KLM Royal Dutch Airlines will today join 800 fans in bidding a final farewell to the MD-11. KLM operated ten MD-11s between 1993 and today.
With three special Farewell Flights over the Netherlands, those in attendance will have one last chance to enjoy their favourite aircraft. Tickets for these flights sold out within minutes. This last MD-11 flight also marks the end of a remarkable era in civil aviation. KLM is the last airline in the world to deploy the MD-11 for passenger traffic.

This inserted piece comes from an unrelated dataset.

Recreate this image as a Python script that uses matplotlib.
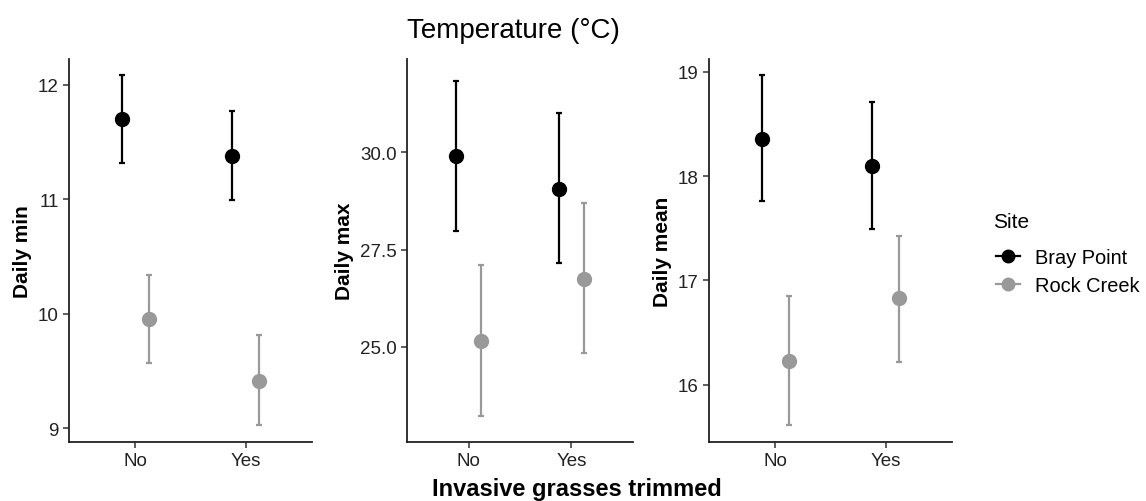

The partnership between Douglas and KLM lasted more than 80 years, which is unique.
Since 1934, KLM is the only airline in the world to have operated every series-built aircraft type manufactured by Douglas, from DC2 to DC10. It all began in 1934 with KLM’s first DC-2, which remained in service until 1946. The legendary PH-AJU “Uiver” (Stork), which won the handicap section of the London to Melbourne race in 1934, was a DC-2. The DC-3 Dakota will be on show on the apron during the farewell event at Schiphol. KLM is the only airline to have operated the DC-5, because it was the only airline that did not cancel its order for this aircraft during the Second World War.
Today, KLM bids a fond farewell to this legendary aircraft and has the honour, as a loyal customer, of marking the end of the Douglas era. Over the last few years, KLM has invested in a modern, fuel-efficient and sustainable fleet, for which the MD-11 is no longer suited. The MD-11 will be succeeded by the Boeing 787-9 Dreamliner in 2015. The Boeing Dreamliner can carry 294 passengers, generates fuel savings of around 30%, and produces less noise and CO2 emissions. This is how KLM is contributing to a more sustainable airline industry. The Airbus A330 and Boeing 777 will deployed instead of the MD-11 until the new aircraft are delivered.